Primary health care is a whole-of-society approach to health and well-being centred on the needs and preferences of individuals, families and communities. It addresses the broader determinants of health and focuses on the comprehensive and interrelated aspects of physical, mental and social health and wellbeing.
The most basic package of essential health services and products needed to prevent disease, promote health, and manage illness. Primary health care typically covers about 80 percent of a person’s health needs during their lifetime.
Primary health care ensures people receive comprehensive care - ranging from promotion and prevention to treatment, rehabilitation and palliative care - as close as feasible to people’s everyday environment.

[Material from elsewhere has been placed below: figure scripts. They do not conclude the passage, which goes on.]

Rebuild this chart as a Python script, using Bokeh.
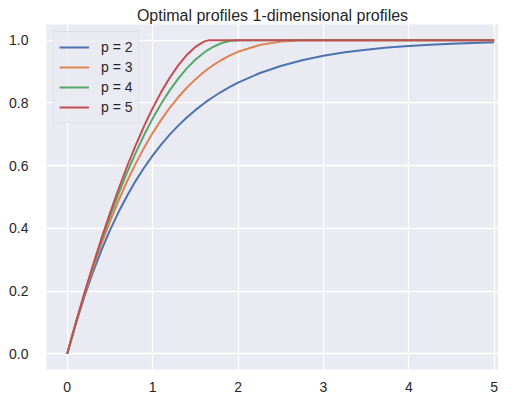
from bokeh.plotting import figure
from bokeh.models import Range1d, Legend, LegendItem, NumeralTickFormatter
from bokeh.embed import file_html
from bokeh.resources import INLINE

# x positions (shared) and values
x_vals = [0.0, 0.1, 0.2, 0.3, 0.4, 0.5, 0.6, 0.7, 0.8, 0.9, 1.0,
          1.1, 1.2, 1.3, 1.4, 1.5, 1.6, 1.65, 1.7, 1.8, 1.9, 2.0,
          2.25, 2.5, 2.75, 3.0, 3.25, 3.5, 3.75, 4.0, 4.25, 4.5, 4.75, 5.0]

p2 = [0.0, 0.0952, 0.1813, 0.2592, 0.3297, 0.3935, 0.4512, 0.5034, 0.5507, 0.5934, 0.6321,
      0.6671, 0.6988, 0.7275, 0.7534, 0.7769, 0.7981, 0.8080, 0.8173, 0.8347, 0.8504, 0.8647,
      0.8946, 0.9179, 0.9361, 0.9502, 0.9612, 0.9698, 0.9765, 0.9817, 0.9857, 0.9889, 0.9913, 0.9933]
p3 = [0.0, 0.0967, 0.1870, 0.2710, 0.3490, 0.4213, 0.4880, 0.5494, 0.6056, 0.6570, 0.7037,
      0.7460, 0.7840, 0.8180, 0.8483, 0.8750, 0.8984, 0.9089, 0.9186, 0.9360, 0.9507, 0.9630,
      0.9844, 0.9954, 0.9994, 1.0, 1.0, 1.0, 1.0, 1.0, 1.0, 1.0, 1.0, 1.0]
p4 = [0.0, 0.0975, 0.1900, 0.2775, 0.3600, 0.4375, 0.5100, 0.5775, 0.6400, 0.6975, 0.7500,
      0.7975, 0.8400, 0.8775, 0.9100, 0.9375, 0.9600, 0.9694, 0.9775, 0.9900, 0.9975, 1.0,
      1.0, 1.0, 1.0, 1.0, 1.0, 1.0, 1.0, 1.0, 1.0, 1.0, 1.0, 1.0]
p5 = [0.0, 0.0980, 0.1919, 0.2816, 0.3671, 0.4481, 0.5247, 0.5966, 0.6638, 0.7259, 0.7828,
      0.8344, 0.8802, 0.9198, 0.9529, 0.9785, 0.9953, 0.9995, 1.0, 1.0, 1.0, 1.0,
      1.0, 1.0, 1.0, 1.0, 1.0, 1.0, 1.0, 1.0, 1.0, 1.0, 1.0, 1.0]

labels = ["p = 2", "p = 3", "p = 4", "p = 5"]
colors = ["#4C72B0", "#DD8452", "#55A868", "#C44E52"]
x_ticks = [0, 1, 2, 3, 4, 5]
y_ticks = [0.0, 0.2, 0.4, 0.6, 0.8, 1.0]

FONT = "Liberation Sans"
TXT = "#262626"

p = figure(width=498, height=394, output_backend="svg", toolbar_location=None,
           x_range=Range1d(-0.2425, 5.05), y_range=Range1d(-0.05, 1.05),
           title="Optimal profiles 1-dimensional profiles",
           min_border_left=46, min_border_right=0, min_border_top=24, min_border_bottom=20)

p.title.text_font = FONT
p.title.text_font_size = "16px"
p.title.text_font_style = "normal"
p.title.text_color = TXT
p.title.align = "center"
p.title.standoff = 2

p.background_fill_color = "#EAEAF2"
p.border_fill_color = "white"
p.outline_line_color = None
p.grid.grid_line_color = "white"
p.grid.grid_line_width = 1.3

for ax in (p.xaxis, p.yaxis):
    ax.axis_line_color = None
    ax.major_tick_line_color = None
    ax.minor_tick_line_color = None
    ax.major_label_text_font = FONT
    ax.major_label_text_font_size = "14px"
    ax.major_label_text_color = TXT
p.xaxis.ticker = x_ticks
p.yaxis.ticker = y_ticks
p.yaxis.formatter = NumeralTickFormatter(format="0.0")
p.xaxis.major_label_standoff = 6
p.yaxis.major_label_standoff = 12

items = []
for ys, lab, c in zip([p2, p3, p4, p5], labels, colors):
    r = p.line(x_vals, ys, line_color=c, line_width=2)
    items.append(LegendItem(label=lab, renderers=[r]))

legend = Legend(items=items, location="top_left")
legend.margin = 7
legend.padding = 5
legend.spacing = 0
legend.glyph_width = 30
legend.glyph_height = 20
legend.label_height = 20
legend.label_standoff = 12
legend.label_text_font = FONT
legend.label_text_font_size = "14px"
legend.label_text_color = TXT
legend.background_fill_color = "#EAEAF2"
legend.background_fill_alpha = 0.8
legend.border_line_color = "#D4D4D8"
legend.border_line_width = 1
p.add_layout(legend)

open("out.html", "w").write(file_html(p, INLINE))
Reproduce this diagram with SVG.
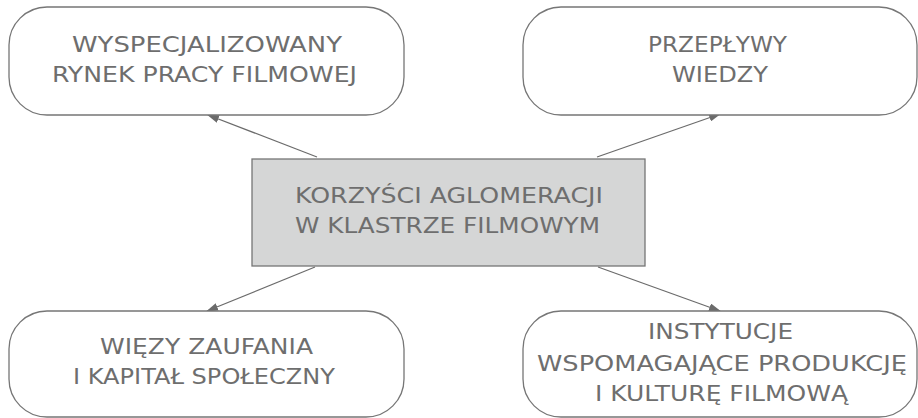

Primary health care has been proven to be a highly effective and efficient way to address the main causes and risks of poor health and well-being today, as well as handling the emerging challenges that threaten health and well-being tomorrow. It has also been shown to be a good value investment, as there is evidence that quality primary health care reduces total healthcare costs and improves efficiency by reducing hospital admissions. Addressing increasingly complex health needs calls for a multisectoral approach that integrates health-promoting and preventive policies, solutions that are responsive to communities, and health services that are people-centred. Primary health care also includes the key elements needed to improve health security and prevent health threats such as epidemics and antimicrobial resistance, through such measures as community engagement and education, rational prescribing, and a core set of essential public health functions, including surveillance. Strengthening systems at the community and peripheral health facility level contributes to building resilience, which is critical for withstanding shocks to the health system.